Students should, and need to, be active participants on campus to ensure that groups like ASUO are held accountable and also ensure that their own needs are being met. Attend open meetings, issue complaints, pay attention to ASUO updates, reach out to members with questions, talk to your friends. If something on campus upsets you, if ASUO policies upset you, do something about it. Care about where your money is going, and better yet, run for an elected seat.
Lack of competition in ASUO elections has been a common trend in recent years. Last year’s election saw former incumbent president Isaiah Boyd run unopposed. This election, however, saw a much larger group of presidential candidates. Running for ASUO should be a competitive process that encourages students to tap into their more ambitious nature and explore student government as a melding of professionalism and college life. While these roles should be taken seriously, ASUO elections should not encourage corruption, immaturity or exclusion.
ASUO must overcome this culture of exclusion in specific if it truly wants to achieve greater transparency between themselves and the student body. Seats cannot continue to be promised or gate-kept by lack of awareness. If you ask most ASUO members how they became involved with the group, chances are high they heard about it from someone already involved.
With student awareness already growing in lieu of these past weeks, elected President Luda Isakharov and Vice President Kavi Shrestha hope to engage more students and take on the responsibility of making students care about their student government. “We need to rethink the way we’re informing students,” Isakharov said. “We need to be meeting students where they’re at [and be] changing the paradigm of how we communicate.”
The pair appeared authentic and transparent in their acknowledgement of ASUO’s history of secrecy, cliqueness and submission. “I think the justification has always kind of been like, ‘this is the way it always is,’” Shresta said. “I just don’t see that as a great answer. I think there’s a way to reimagine things.”

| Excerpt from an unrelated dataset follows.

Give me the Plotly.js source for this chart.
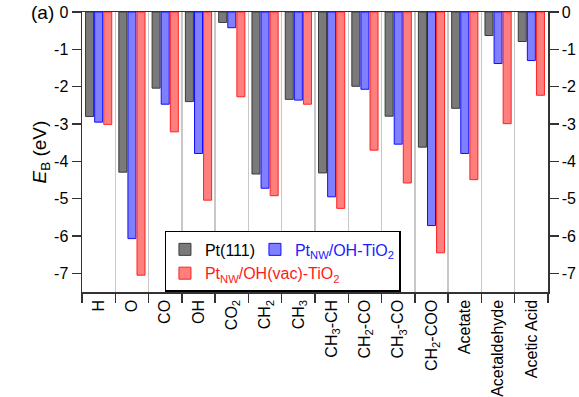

The reimagining of ASUO and its institutional memory is no easy undertaking, but Isakharov and Shresta understand its necessity. It’s worth hoping that foundational changes are implemented that lay out the groundwork for the group to, eventually, become one that students actually want to engage with. Until then, both ASUO members and students alike must work toward making ASUO a student government that serves and represents us all.